Today, Australians grumble about prices rising, but the truth is, compared to history, modern inflation has been tame.
Why Australia’s Inflation History Matters
Inflation isn’t just about abstract numbers. It’s about power, wealth, and who wins and loses in the economy.
High inflation erodes the value of savings.
Deflation destroys businesses and jobs.
Controlled inflation, properly managed, fuels growth, confidence, and real prosperity.
Australia’s wild ride, from gold-backed stability to wartime chaos to modern targeting, shows just how hard-won that control really is.
And why it can never, ever be taken for granted.
Because if history teaches us anything, it’s that inflation never truly dies. It just lies dormant, waiting for the next spark.
Australia’s history and experience of inflation have shaped the reporting, tools and mechanisms we use to address it. Inflation and interest rates frequently become the punching bag of politicians looking for quick points. That makes it even more important to understand the implications of making the wrong decisions.

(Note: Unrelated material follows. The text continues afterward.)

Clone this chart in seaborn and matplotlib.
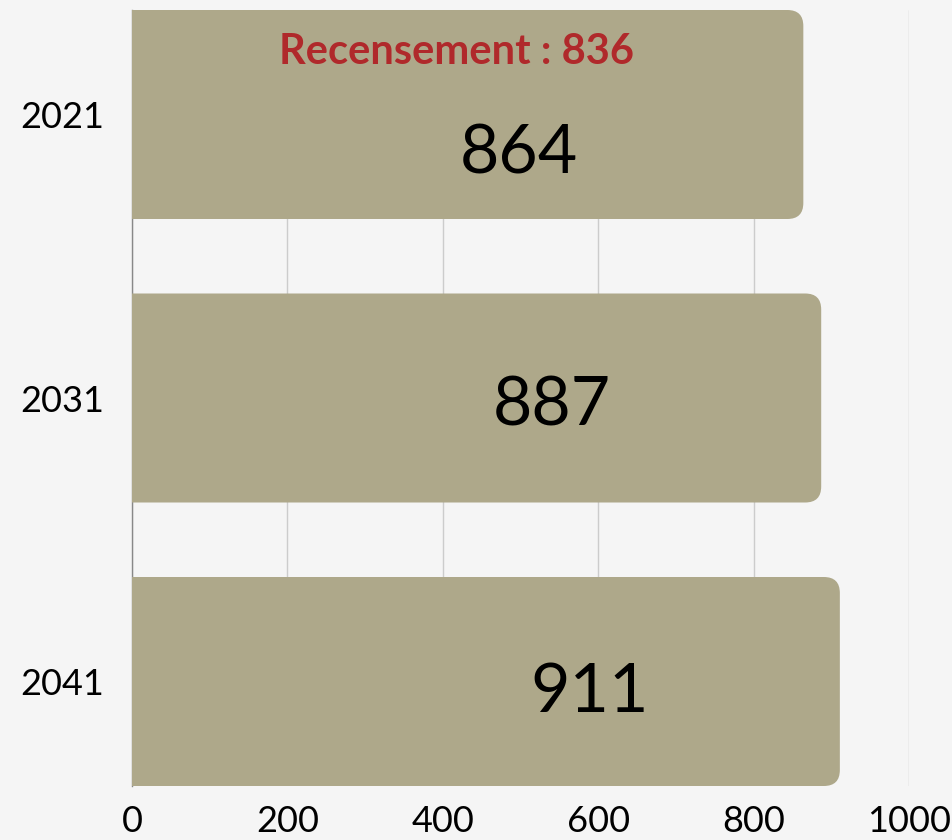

Key Takeaways: Australia’s Inflation Story
Inflation shaped every major economic era — from Federation to modern policy reforms.
External shocks triggered most inflation surges — world wars, oil crises, and commodity booms.
Australia’s economy shifted from gold standard discipline to active inflation targeting post-1990s.
Inflation never truly dies — it hibernates, ready to roar back when conditions turn.